11 U.S.C. § 707(b)(1)(Emphasis supplied). A threshold question under § 707(b)(1) is whether the section applies only to cases that were initially “filed under” Chapter 7, or whether it also applies to cases that were initially filed under another chapter, but later converted to a case under Chapter 7.

The decisions that have addressed the issue are not unanimous. A number of courts have held that § 707(b)(1), or the related presumption of abuse analysis under § 707(b)(2), applies to converted cases. Justice v. Advanced Control Solutions, Inc., 2008 WL 4368668 (W.D.Ark.); In re Willis, 408 B.R. 803 (Bankr.W.D.Mo.2009); In re Kellett, 379 B.R. 332 (Bankr.D.Or.2007); In re Kerr, 2007 WL 2119291 (Bankr.W.D.Wash.); In re Perfetto, 361 B.R. 27 (Bankr.D. R.I.2007).

Other courts, however, have held that converted cases are not subject to dismissal or the abuse analysis under § 707(b) of the Bankruptcy Code. In re Chapman, 431 B.R. 216 (Bankr.D.Minn.2010); In re Guarin, 2009 WL 4500476 (Bankr.D.Mass.); In re Dudley, 405 B.R. 790 (Bankr.W.D.Va.2009); In re Ryder, 2008 WL 3845246 (Bankr.N.D.Cal.); In re Fox, 370 B.R. 639 (Bankr.D.N.J.2007).

A. The Code and Rules

It is clear from the cases cited above that the issue involves the interplay of multiple provisions of the Bankruptcy Code and the Federal Rules of Bankruptcy Procedure.

1. The initial Chapter 13 case

A bankruptcy case is commenced by the filing of a petition.
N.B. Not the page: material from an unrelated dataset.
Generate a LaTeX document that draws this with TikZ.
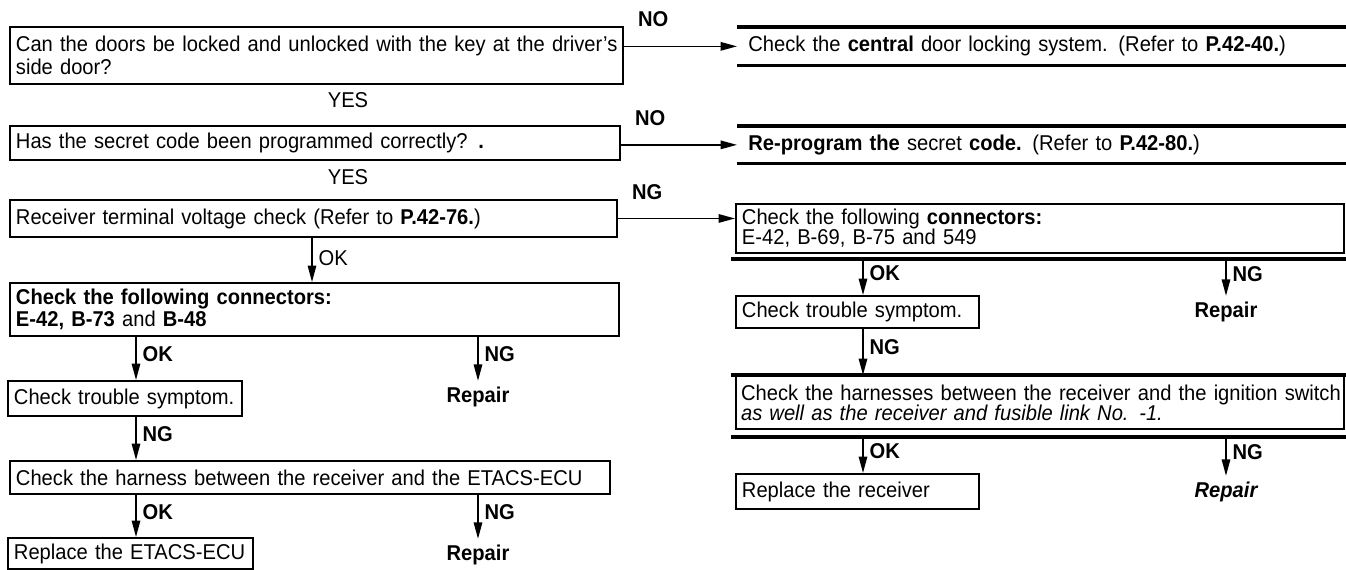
\documentclass[tikz,border=0pt]{standalone}
\usepackage{fontspec}
\setmainfont{Liberation Sans}[FakeStretch=0.94]
\usetikzlibrary{arrows.meta}

\begin{document}
\begin{tikzpicture}[>={Triangle[length=3.3mm,width=1.7mm]},
    every node/.style={font=\fontsize{12.2}{12.5}\selectfont},
    box/.style={draw, line width=1.1pt, anchor=north west, align=left, inner xsep=1.2mm, inner ysep=0pt},
    band/.style={anchor=north west, align=left, inner xsep=2.2mm, inner ysep=0pt},
    rule/.style={line width=1.8pt},
    flow/.style={->, line width=0.9pt},
    tag/.style={font=\fontsize{12.2}{12.5}\selectfont\bfseries, anchor=base west},
    ans/.style={right, pos=0.4, font=\fontsize{12.2}{12.5}\selectfont\bfseries},
    repair/.style={font=\fontsize{12.2}{12.5}\selectfont\bfseries}]
    \path[use as bounding box, fill=white] (0,0) rectangle (26.92,-11.4);
    % arrow columns
    \coordinate (colA) at (2.72,0);
    \coordinate (colB) at (6.24,0);
    \coordinate (colC) at (9.56,0);
    \coordinate (colD) at (17.26,0);
    \coordinate (colE) at (24.52,0);
    % first two questions
    \node[box, text width=12.02cm, minimum height=1.14cm, font=\fontsize{12.2}{13.2}\selectfont] (q1) at (0.18,-0.52)
        {Can the doors be locked and unlocked with the key at the driver’s\\side door?};
    \node[tag] (no1) at ([xshift=0.16cm]q1.north east) {NO};
    \node[band, text width=11.74cm, minimum height=0.76cm] (a1) at (14.74,-0.54)
        {Check the \textbf{central} door locking system. (Refer to \textbf{P.42-40.})};
    \draw[rule] (a1.north west) -- (a1.north east);
    \draw[rule] (a1.south west) -- (a1.south east);
    \draw[flow] (q1.east |- a1.west) -- (a1.west);
    \node (yes1) at (6.96,-2.0) {YES};
    \node[box, text width=11.96cm, minimum height=0.68cm] (q2) at (0.18,-2.5)
        {Has the secret code been programmed correctly?\enspace\textbf{.}};
    \node[tag] (no2) at ([xshift=0.16cm]q2.north east) {NO};
    \node[band, text width=11.74cm, minimum height=0.74cm] (a2) at (14.74,-2.52)
        {\textbf{Re-program the} secret \textbf{code.} (Refer to \textbf{P.42-80.})};
    \draw[rule] (a2.north west) -- (a2.north east);
    \draw[rule] (a2.south west) -- (a2.south east);
    \draw[flow] (q2.east |- a2.west) -- (a2.west);
    \node (yes2) at (6.96,-3.54) {YES};
    % voltage check
    \node[box, text width=11.9cm, minimum height=0.74cm] (q3) at (0.18,-3.98)
        {Receiver terminal voltage check (Refer to \textbf{P.42-76.})};
    \node[tag] (ng3) at ([xshift=0.16cm]q3.north east) {NG};
    % left branch
    \node[box, text width=11.94cm, minimum height=1.06cm] (q4) at (0.18,-5.64)
        {\textbf{Check the following connectors:}\\\textbf{E-42, B-73} and \textbf{B-48}};
    \draw[flow] (q3.south -| colB) -- node[right, pos=0.45] {OK} (q4.north -| colB);
    \node[box, text width=4.44cm, minimum height=0.7cm] (q5) at (0.14,-7.6) {Check trouble symptom.};
    \node[repair] (r1) at (9.56,-7.94) {Repair};
    \draw[flow] (q4.south -| colA) -- node[ans] {OK} (q5.north -| colA);
    \draw[flow] (q4.south -| colC) -- node[ans] {NG} (r1.north);
    \node[box, text width=11.76cm, minimum height=0.66cm] (q6) at (0.18,-9.2)
        {Check the harness between the receiver and the ETACS-ECU};
    \draw[flow] (q5.south -| colA) -- node[ans] {NG} (q6.north -| colA);
    \node[box, text width=4.66cm, minimum height=0.62cm] (q7) at (0.14,-10.74) {Replace the ETACS-ECU};
    \node[repair] (r2) at (9.56,-11.1) {Repair};
    \draw[flow] (q6.south -| colA) -- node[ans] {OK} (q7.north -| colA);
    \draw[flow] (q6.south -| colC) -- node[ans] {NG} (r2.north);
    % right branch
    \node[box, text width=11.92cm, minimum height=0.98cm, font=\fontsize{12.2}{11.5}\selectfont] (c1) at (14.7,-4.06)
        {Check the following \textbf{connectors:}\\E-42, B-69, B-75 and 549};
    \coordinate (c1r) at ([yshift=-0.1cm]c1.south);
    \draw[rule] ([xshift=-0.08cm]c1r -| c1.west) -- ([xshift=0.06cm]c1r -| c1.east);
    \draw[flow] (q3.east) -- (q3.east -| c1.west);
    \node[box, text width=4.62cm, minimum height=0.64cm] (c2) at (14.7,-5.9) {Check trouble symptom.};
    \node[repair] (r3) at (24.52,-6.24) {Repair};
    \draw[flow] (c1r -| colD) -- node[ans] {OK} (c2.north -| colD);
    \draw[flow] (c1r -| colE) -- node[ans] {NG} (r3.north);
    \node[box, text width=12.1cm, inner xsep=0.3mm, minimum height=1.06cm, font=\fontsize{12.2}{11.5}\selectfont] (c3) at (14.7,-7.5)
        {\,Check the harnesses between the receiver and the ignition switch\\\,\textit{as well as the receiver and fusible link No. -1.}};
    \coordinate (c3r) at ([yshift=-0.14cm]c3.south);
    \draw[rule] ([xshift=-0.08cm]c3.north west) -- ([xshift=0.06cm]c3.north east);
    \draw[rule] ([xshift=-0.08cm]c3r -| c3.west) -- ([xshift=0.06cm]c3r -| c3.east);
    \draw[flow] (c2.south -| colD) -- node[ans] {NG} (c3.north -| colD);
    \node[box, text width=4.62cm, minimum height=0.7cm] (c4) at (14.7,-9.46) {Replace the receiver};
    \node[repair, font=\fontsize{12.2}{12.5}\selectfont\bfseries\itshape] (r4) at (24.52,-9.84) {Repair};
    \draw[flow] (c3r -| colD) -- node[ans] {OK} (c4.north -| colD);
    \draw[flow] (c3r -| colE) -- node[ans] {NG} (r4.north);
\end{tikzpicture}
\end{document}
Section 301 of the Bankruptcy Code provides that a voluntary bankruptcy case is commenced by the filing of a petition, and that the commencement of the case constitutes an order for relief. 11 U.S.C. § 301.

The duties of a debtor in a bankruptcy case are set forth in § 521 of the Bankruptcy Code. Section 521(a)(1)(B)(v), for example, requires the debtor to file a “statement of the amount of monthly net income, itemized to show how the amount is calculated.” 11 U.S.C. § 521(a)(I)(B)(v). Additionally, Rule 1007(b)(6) of the Federal Rules of Bankruptcy Procedure provides:

(b) Schedules, Statements, and Other Documents Required.

...


(6) A debtor in a chapter 13 case shall file a statement of current monthly income, prepared as prescribed by the appropriate Official Form, and, if the current monthly income exceeds the median family income for the applicable state and household size, a calculation of disposable income made in accordance with § 1325(b)(3), prepared as prescribed by the appropriate Official Form.
Fed.R.Bankr.P. 1007(b)(6)(Emphasis supplied).
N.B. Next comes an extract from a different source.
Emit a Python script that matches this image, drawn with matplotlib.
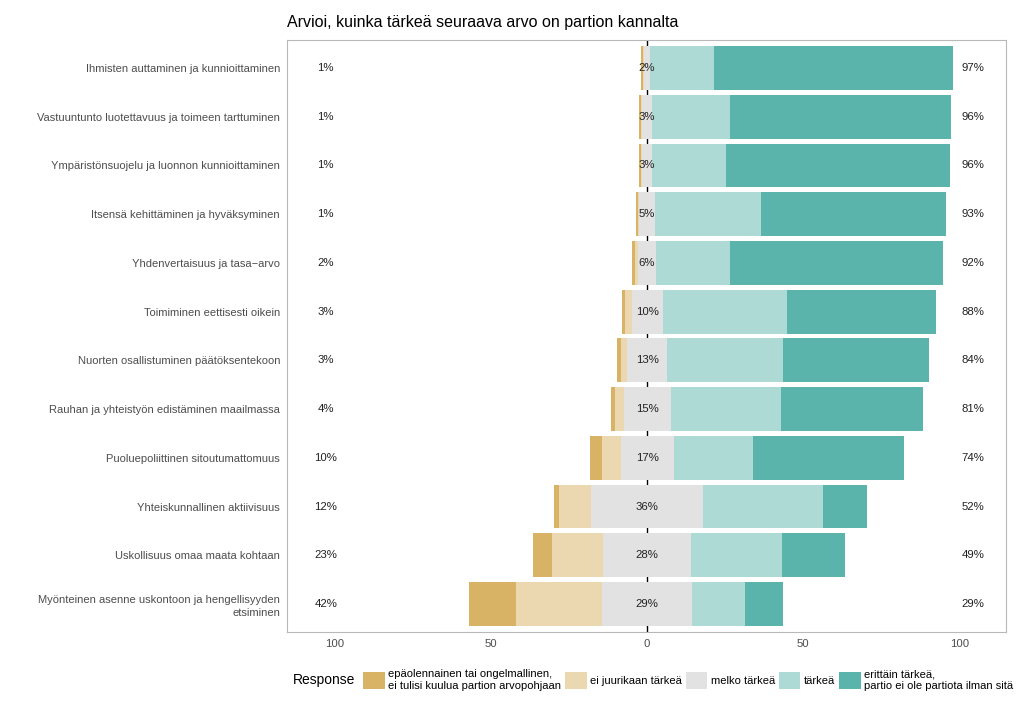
import numpy as np
import matplotlib; matplotlib.use("Agg")
import matplotlib.pyplot as plt
from matplotlib.patches import Patch

# --- data (percent) ---
items = ["Ihmisten auttaminen ja kunnioittaminen",
         "Vastuuntunto luotettavuus ja toimeen tarttuminen",
         "Ympäristönsuojelu ja luonnon kunnioittaminen",
         "Itsensä kehittäminen ja hyväksyminen",
         "Yhdenvertaisuus ja tasa\u2212arvo",
         "Toimiminen eettisesti oikein",
         "Nuorten osallistuminen päätöksentekoon",
         "Rauhan ja yhteistyön edistäminen maailmassa",
         "Puoluepoliittinen sitoutumattomuus",
         "Yhteiskunnallinen aktiivisuus",
         "Uskollisuus omaa maata kohtaan",
         "Myönteinen asenne uskontoon ja hengellisyyden\netsiminen"]
epaolennainen = [0.7, 0.6, 0.6, 0.5, 1.0, 1.0, 1.0, 1.2, 3.8, 1.8, 6.0, 15.0]
ei_juurikaan = [0.3, 0.4, 0.4, 0.5, 1.0, 2.0, 2.0, 2.8, 6.0, 10.2, 16.6, 27.5]
melko = [2, 3, 3, 5, 6, 10, 13, 15, 17, 36, 28, 29]
tarkea = [20.5, 25.0, 23.8, 34.0, 23.6, 39.8, 37.1, 35.4, 25.3, 38.4, 29.2, 16.9]
erittain = [76.5, 70.8, 71.8, 59.3, 68.3, 47.7, 46.8, 45.6, 48.4, 13.9, 20.1, 12.0]
low_lab = ["1%", "1%", "1%", "1%", "2%", "3%", "3%", "4%", "10%", "12%", "23%", "42%"]
mid_lab = ["2%", "3%", "3%", "5%", "6%", "10%", "13%", "15%", "17%", "36%", "28%", "29%"]
high_lab = ["97%", "96%", "96%", "93%", "92%", "88%", "84%", "81%", "74%", "52%", "49%", "29%"]
levels = ["epäolennainen tai ongelmallinen,\nei tulisi kuulua partion arvopohjaan",
          "ei juurikaan tärkeä", "melko tärkeä", "tärkeä",
          "erittäin tärkeä,\npartio ei ole partiota ilman sitä"]
cols = ["#D8B365", "#EBD8B0", "#E2E2E2", "#AEDAD5", "#5AB4AC"]

plt.rcParams.update({"font.family": ["Liberation Sans", "DejaVu Sans"]})
fig = plt.figure(figsize=(10.24, 7.08), dpi=100)
ax = fig.add_axes([287/1024, 1-632/708, (1006-287)/1024, (632-40)/708])

n = len(items)
y = n - np.arange(n)
d1, d2, m, t1, t2 = (np.array(a, float) for a in (epaolennainen, ei_juurikaan, melko, tarkea, erittain))
h = 0.9
ax.barh(y, m, left=-m/2, height=h, color=cols[2], zorder=3)
ax.barh(y, d2, left=-m/2-d2, height=h, color=cols[1], zorder=3)
ax.barh(y, d1, left=-m/2-d2-d1, height=h, color=cols[0], zorder=3)
ax.barh(y, t1, left=m/2, height=h, color=cols[3], zorder=3)
ax.barh(y, t2, left=m/2+t1, height=h, color=cols[4], zorder=3)
ax.axvline(0, color="black", lw=1.0, zorder=2)

for yi, a, b, c in zip(y, low_lab, mid_lab, high_lab):
    ax.text(-103, yi, a, ha="center", va="center", fontsize=8.2, color="#222222", zorder=4)
    ax.text(0, yi, b, ha="center", va="center", fontsize=8.2, color="#222222", zorder=4)
    ax.text(104.5, yi, c, ha="center", va="center", fontsize=8.2, color="#222222", zorder=4)

ax.set_xlim(-115.4, 115)
ax.set_ylim(0.425, n + 0.575)
ax.set_xticks([-100, -50, 0, 50, 100])
ax.set_xticklabels(["100", "50", "0", "50", "100"])
ax.set_yticks(y)
ax.set_yticklabels(items, fontsize=8.0, color="#4D4D4D", linespacing=1.35)
ax.tick_params(axis="x", labelsize=8.2, labelcolor="#4D4D4D", length=0, pad=5)
ax.tick_params(axis="y", length=0, pad=5)
for s in ax.spines.values():
    s.set_color("#B8B8B8")
ax.set_title("Arvioi, kuinka tärkeä seuraava arvo on partion kannalta",
             loc="left", fontsize=11.5, pad=9)

handles = [Patch(facecolor=c, edgecolor="none") for c in cols]
fig.text(293/1024, 1-680/708, "Response", fontsize=10, va="center", ha="left")
fig.legend(handles, levels, loc="center left", bbox_to_anchor=(353/1024, 1-680/708),
           ncol=5, frameon=False, fontsize=8.0, handlelength=1.95, handleheight=1.95,
           handletextpad=0.3, columnspacing=0.35, labelspacing=0.2)

fig.savefig("out.png", dpi=100)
The Official Form for Chapter 13 debtors is Form 22C. Part I of Official Form 22C requires the Chapter 13 debtor to report his income based on the “average monthly income received from all sources, derived during the six calendar months prior to filing the bankruptcy case.”

Part V of Official Form 22C is entitled “Determination of Disposable Income under § 1325(b)(2).” Section 1325 of the Bankruptcy Code sets forth the confirmation requirements for Chapter 13 Plans. 11 U.S.C. § 1325. For a Chapter 13 Plan to be confirmed over an objection by the trustee or a creditor, the Plan must provide that all of the debtor's projected disposable income will be applied to payments under the Plan. 11 U.S.C. § 1325(b)(1)(B).

2. Conversion from Chapter 13 to Chapter 7

Section 1307 of the Bankruptcy Code provides that a Chapter 13 debtor may convert his case to a case under Chapter 7 at any time. 11 U.S.C. § 1307(a).

The effect of a conversion is governed by § 348 of the Bankruptcy Code. Subsections (a) and (b) of § 348 provide:

11 U.S.C. § 348. Effect of conversion

(a) Conversion of a case from a case under one chapter of this title to a case under another chapter of this title constitutes an order for relief under the chapter to which the case is converted, but, except as provided in subsections (b) and (c) of this section, does not effect a change in the date of the filing of the petition, the commencement of the case, or the order for relief.

(b) Unless the court for cause orders otherwise, in sections 701(a), 727(a)(10), 727(b), 728(a), 728(b), 1102(a), 1110(a)(1), 1121(b), 1121(c), 1141(d)(4), 1146(a), 1146(b), 1201(a), 1221 and 1228(a), 1301(a), and 1305(a) of this title, “ the order for relief under this chapter ” in a chapter to which a case has been converted under section 706, 1112, 1208, or 1307 of this title means the conversion of such case to such chapter.
11 U.S.C. § 348(a),(b)(Emphasis supplied).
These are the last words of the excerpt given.